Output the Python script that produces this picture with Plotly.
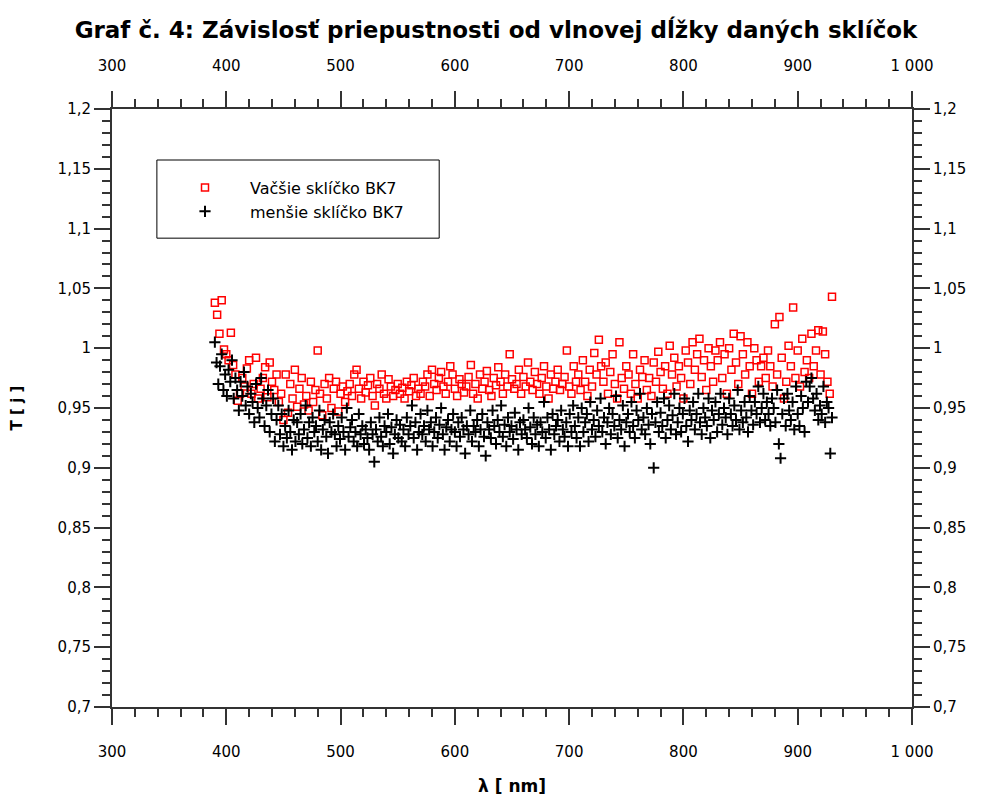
import plotly.graph_objects as go

# Wavelength grids (nm)
wl_big = list(range(390, 931, 2))
wl_small = [390 + 1.5 * i for i in range(361)]

# Transmittance - larger BK7 slide (red squares)
T_big = [
    1.038, 1.028, 1.012, 1.040, 0.999, 0.995, 0.990, 1.013, 0.986, 0.978,
    0.956, 0.962, 0.975, 0.968, 0.983, 0.990, 0.962, 0.970, 0.992, 0.958,
    0.966, 0.975, 0.984, 0.959, 0.988, 0.972, 0.965, 0.978, 0.955, 0.962,
    0.940, 0.978, 0.946, 0.970, 0.958, 0.982, 0.951, 0.966, 0.975, 0.953,
    0.960, 0.948, 0.972, 0.955, 0.965, 0.998, 0.962, 0.944, 0.970, 0.958,
    0.975, 0.950, 0.966, 0.972, 0.947, 0.962, 0.968, 0.955, 0.964, 0.970,
    0.960, 0.978, 0.982, 0.966, 0.958, 0.972, 0.963, 0.969, 0.975, 0.960,
    0.952, 0.970, 0.966, 0.978, 0.962, 0.958, 0.974, 0.968, 0.960, 0.965,
    0.970, 0.962, 0.967, 0.958, 0.972, 0.964, 0.969, 0.975, 0.960, 0.966,
    0.962, 0.972, 0.968, 0.978, 0.960, 0.982, 0.970, 0.965, 0.975, 0.980,
    0.968, 0.962, 0.972, 0.985, 0.978, 0.966, 0.960, 0.974, 0.970, 0.963,
    0.968, 0.976, 0.986, 0.962, 0.970, 0.958, 0.978, 0.966, 0.972, 0.981,
    0.965, 0.960, 0.975, 0.969, 0.984, 0.972, 0.962, 0.978, 0.968, 0.995,
    0.974, 0.966, 0.970, 0.982, 0.962, 0.976, 0.968, 0.988, 0.972, 0.965,
    0.980, 0.970, 0.962, 0.975, 0.985, 0.968, 0.958, 0.978, 0.966, 0.972,
    0.982, 0.965, 0.970, 0.976, 0.998, 0.968, 0.962, 0.985, 0.972, 0.978,
    0.965, 0.990, 0.972, 0.960, 0.982, 0.968, 0.996, 0.978, 1.007, 0.985,
    0.972, 0.988, 0.962, 0.980, 0.995, 0.970, 0.958, 1.005, 0.975, 0.966,
    0.985, 0.978, 0.962, 0.995, 0.970, 0.958, 0.982, 0.976, 0.990, 0.965,
    0.975, 0.960, 0.988, 0.972, 0.997, 0.980, 0.966, 0.985, 0.962, 1.002,
    0.978, 0.992, 0.968, 0.985, 0.975, 0.958, 0.998, 0.988, 0.970, 1.005,
    0.982, 0.995, 1.008, 0.976, 0.990, 0.965, 1.000, 0.985, 0.972, 0.998,
    0.990, 1.005, 0.975, 0.995, 0.962, 1.000, 0.982, 1.012, 0.988, 0.970,
    1.010, 0.995, 0.978, 1.005, 0.985, 0.962, 1.000, 0.990, 0.972, 0.985,
    0.992, 0.975, 0.998, 0.985, 0.968, 1.020, 0.978, 1.026, 0.992, 0.958,
    0.972, 1.002, 0.985, 1.034, 0.975, 0.998, 0.968, 1.008, 0.980, 0.990,
    0.975, 1.012, 0.985, 0.998, 1.015, 0.978, 1.014, 0.995, 0.972, 0.962,
    1.043,
]

# Transmittance - smaller BK7 slide (black crosses)
T_small = [
    1.005, 0.988, 0.970, 0.985, 0.995, 0.965, 0.978, 0.960, 0.982, 0.972,
    0.990, 0.958, 0.975, 0.965, 0.948, 0.972, 0.960, 0.980, 0.952, 0.968,
    0.945, 0.962, 0.955, 0.938, 0.970, 0.950, 0.942, 0.975, 0.958, 0.935,
    0.952, 0.965, 0.930, 0.945, 0.958, 0.922, 0.940, 0.952, 0.928, 0.945,
    0.918, 0.935, 0.925, 0.948, 0.930, 0.915, 0.940, 0.922, 0.938, 0.928,
    0.945, 0.920, 0.932, 0.952, 0.925, 0.938, 0.918, 0.942, 0.930, 0.935,
    0.922, 0.948, 0.915, 0.932, 0.940, 0.926, 0.912, 0.938, 0.930, 0.945,
    0.928, 0.918, 0.935, 0.924, 0.942, 0.930, 0.915, 0.950, 0.926, 0.934,
    0.940, 0.922, 0.930, 0.918, 0.945, 0.928, 0.935, 0.920, 0.932, 0.925,
    0.915, 0.938, 0.928, 0.905, 0.932, 0.922, 0.942, 0.926, 0.918, 0.935,
    0.930, 0.945, 0.920, 0.934, 0.912, 0.928, 0.940, 0.925, 0.936, 0.922,
    0.932, 0.918, 0.942, 0.928, 0.935, 0.952, 0.925, 0.938, 0.915, 0.930,
    0.945, 0.928, 0.935, 0.922, 0.948, 0.932, 0.938, 0.918, 0.930, 0.942,
    0.925, 0.936, 0.950, 0.928, 0.915, 0.934, 0.940, 0.922, 0.932, 0.945,
    0.930, 0.918, 0.938, 0.926, 0.942, 0.932, 0.912, 0.935, 0.928, 0.948,
    0.922, 0.935, 0.930, 0.940, 0.918, 0.932, 0.945, 0.926, 0.910, 0.938,
    0.932, 0.925, 0.948, 0.935, 0.920, 0.940, 0.930, 0.952, 0.926, 0.936,
    0.918, 0.942, 0.930, 0.935, 0.924, 0.946, 0.932, 0.915, 0.938, 0.928,
    0.940, 0.932, 0.925, 0.950, 0.934, 0.920, 0.942, 0.928, 0.936, 0.918,
    0.938, 0.930, 0.955, 0.925, 0.942, 0.932, 0.915, 0.945, 0.928, 0.935,
    0.940, 0.922, 0.948, 0.932, 0.926, 0.938, 0.918, 0.945, 0.930, 0.952,
    0.935, 0.925, 0.942, 0.918, 0.950, 0.930, 0.938, 0.945, 0.922, 0.955,
    0.932, 0.940, 0.926, 0.948, 0.935, 0.958, 0.930, 0.942, 0.920, 0.938,
    0.950, 0.928, 0.945, 0.935, 0.960, 0.925, 0.940, 0.932, 0.952, 0.918,
    0.938, 0.945, 0.930, 0.955, 0.935, 0.925, 0.948, 0.940, 0.962, 0.932,
    0.942, 0.928, 0.950, 0.936, 0.920, 0.945, 0.900, 0.938, 0.955, 0.930,
    0.946, 0.935, 0.958, 0.925, 0.940, 0.952, 0.932, 0.944, 0.962, 0.928,
    0.938, 0.950, 0.930, 0.945, 0.958, 0.935, 0.922, 0.948, 0.940, 0.955,
    0.932, 0.945, 0.962, 0.938, 0.928, 0.950, 0.942, 0.935, 0.958, 0.925,
    0.948, 0.940, 0.955, 0.930, 0.945, 0.962, 0.936, 0.950, 0.942, 0.928,
    0.958, 0.945, 0.935, 0.952, 0.940, 0.965, 0.932, 0.948, 0.938, 0.955,
    0.942, 0.930, 0.960, 0.948, 0.936, 0.955, 0.945, 0.968, 0.938, 0.950,
    0.962, 0.940, 0.955, 0.945, 0.935, 0.958, 0.950, 0.938, 0.965, 0.920,
    0.908, 0.945, 0.958, 0.935, 0.962, 0.948, 0.940, 0.955, 0.932, 0.968,
    0.945, 0.935, 0.960, 0.950, 0.930, 0.972, 0.955, 0.968, 0.975, 0.958,
    0.948, 0.962, 0.940, 0.952, 0.945, 0.968, 0.938, 0.955, 0.950, 0.912,
    0.942,
]

X_RANGE = [300, 1000]
Y_RANGE = [0.7, 1.2]

FONT = "DejaVu Sans"
AX = "#333333"

fig = go.Figure()
fig.add_trace(go.Scatter(
    x=wl_big, y=T_big, mode="markers", name="Vačšie sklíčko BK7",
    marker=dict(symbol="square-open", size=7, color="#ff0000",
                line=dict(width=1.5, color="#ff0000")),
))
fig.add_trace(go.Scatter(
    x=wl_small, y=T_small, mode="markers", name="menšie sklíčko BK7",
    marker=dict(symbol="cross-thin", size=8, color="#000000",
                line=dict(width=2, color="#000000")),
))
# invisible trace to activate the mirrored top/right axes
fig.add_trace(go.Scatter(
    x=X_RANGE, y=Y_RANGE, xaxis="x2", yaxis="y2", mode="markers",
    marker=dict(opacity=0), showlegend=False, hoverinfo="skip",
))

tickfont = dict(family=FONT, size=15, color="#000")
common_x = dict(range=X_RANGE, dtick=100, tick0=300, ticks="outside", ticklen=16,
                tickwidth=2, tickcolor=AX, showline=True, linecolor=AX, linewidth=2,
                showgrid=False, zeroline=False, tickfont=tickfont, automargin=False,
                minor=dict(dtick=20, ticks="outside", ticklen=8, tickwidth=2, tickcolor=AX),
                separatethousands=True, ticklabelstandoff=14)
common_y = dict(range=Y_RANGE, dtick=0.05, tick0=0.7, ticks="outside", ticklen=16,
                tickwidth=2, tickcolor=AX, showline=True, linecolor=AX, linewidth=2,
                showgrid=False, zeroline=False, tickfont=tickfont, automargin=False,
                minor=dict(dtick=0.01, ticks="outside", ticklen=8, tickwidth=2, tickcolor=AX))

# page body has an 8px margin, so the figure is sized/offset to compensate
fig.update_layout(
    width=976, height=788,
    paper_bgcolor="white", plot_bgcolor="white",
    separators=", ",
    margin=dict(l=104, r=72, t=101, b=89, autoexpand=False),
    title=dict(text="<b>Graf č. 4: Závislosť priepustnosti od vlnovej dĺžky daných sklíčok</b>",
               x=0.5, xanchor="center", y=0.972, yanchor="middle",
               font=dict(family=FONT, size=23, color="#000")),
    xaxis=dict(**common_x, side="bottom",
               title=dict(text="<b>λ [ nm]</b>", font=dict(family=FONT, size=17, color="#000"),
                          standoff=20)),
    xaxis2=dict(**common_x, side="top", overlaying="x", anchor="y"),
    yaxis=dict(**common_y, side="left",
               title=dict(text="<b>T [ j ]</b>", font=dict(family=FONT, size=15, color="#000"),
                          standoff=36)),
    yaxis2=dict(**common_y, side="right", overlaying="y", anchor="x"),
    showlegend=True,
    legend=dict(x=0.06, y=0.897, xanchor="left", yanchor="top",
                bgcolor="rgba(0,0,0,0)", borderwidth=0,
                font=dict(family=FONT, size=16, color="#000"),
                itemwidth=80, tracegroupgap=0),
    shapes=[dict(type="rect", xref="paper", yref="paper",
                 x0=0.0561, x1=0.409, y0=0.784, y1=0.9147,
                 line=dict(color="#000", width=1), fillcolor="rgba(0,0,0,0)")],
)

fig.write_html("out.html")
==========
Leave out the pictures. Transcribe only the lines above, from the first through the one that contains "wl_small = [390".

SOLUTION TO THIS EXERCISE:
Output the Python script that produces this picture with Plotly.
import plotly.graph_objects as go

# Wavelength grids (nm)
wl_big = list(range(390, 931, 2))
wl_small = [390 + 1.5 * i for i in range(361)]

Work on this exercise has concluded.